I have problems to fit the Scorpion Race full rollers. If I use a spacer they will clear on the top, but the 2 rockers where the mounting holes are on every side will hit the valve cover wall.

I don't think any other valve cover won't have this problem, because they all have the same mounting positions. 

Who uses these roller rockers and what valve covers do you use?
Will the Endurance series fit? (I read they are smaller and designed to fit stock valve covers)

Chris


----------



## bobby326 (Dec 13, 2009)

I had same problem with hartland sharp rollers. They fit with no spacer but second roller from left and second roller from right were hitting on both sides.
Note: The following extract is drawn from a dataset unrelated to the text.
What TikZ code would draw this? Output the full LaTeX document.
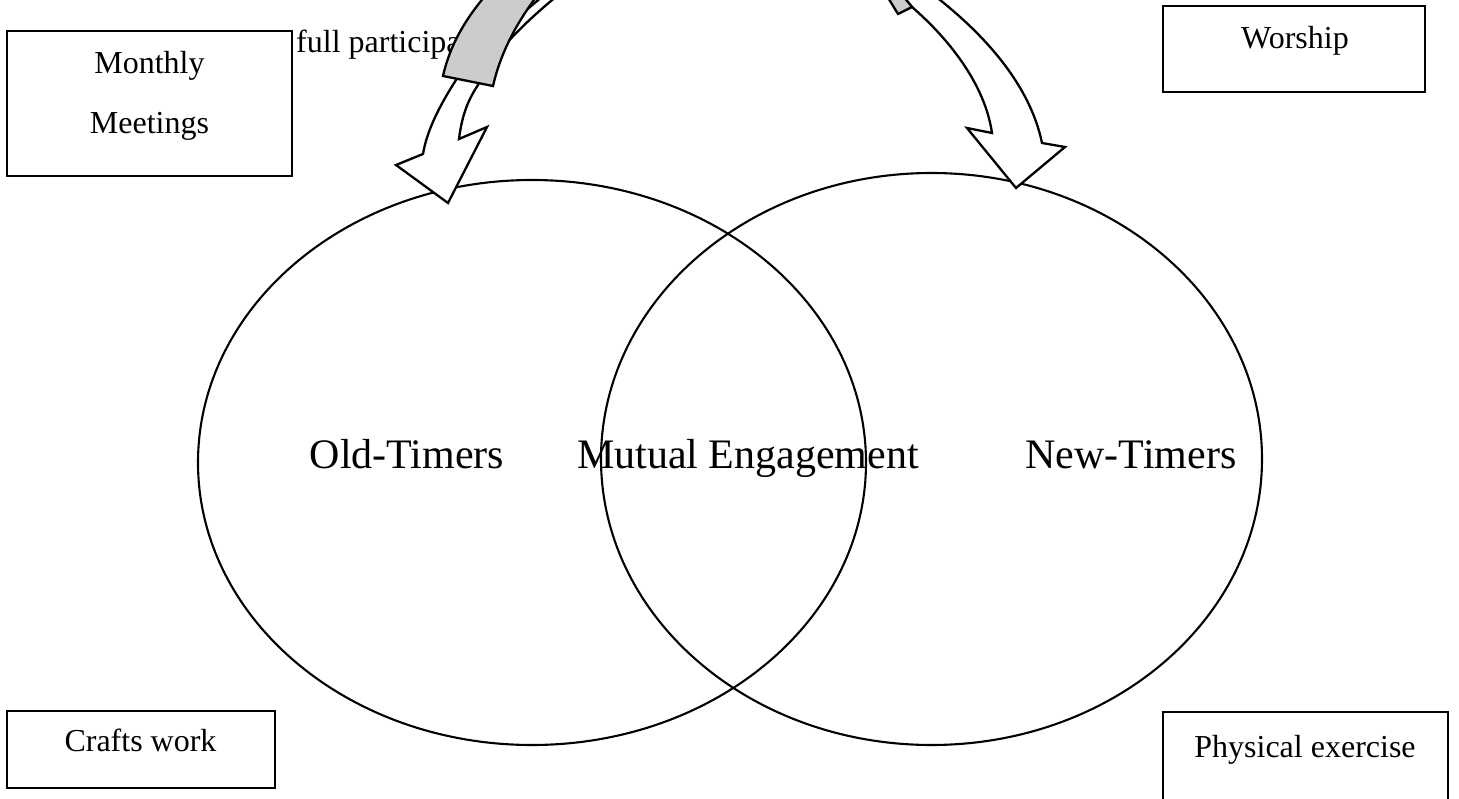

It should hit the valve cover and leave a mark. I took a grinder and rounded off the edge of thr rocker and used a die grinder and grinded the inside of the valve cover. Everything is fine now


----------



## Chris-Austria (Dec 23, 2010)

I don't want to grind the rockers or covers. There are covers from Butler that they say will fit with no clearance issues, so I'll get them instead of grinding and use spacers.

These covers are also "wider" than my Cal-Customs so they will look pretty good, I'll use the ones with the Pontiac writing on top.

Anyone who uses such covers? I'd like to see more pictures of how they look on an engine 

These are the covers: http://www.butlerperformance.com/images/ValveCovers/pontSide.jpg


----------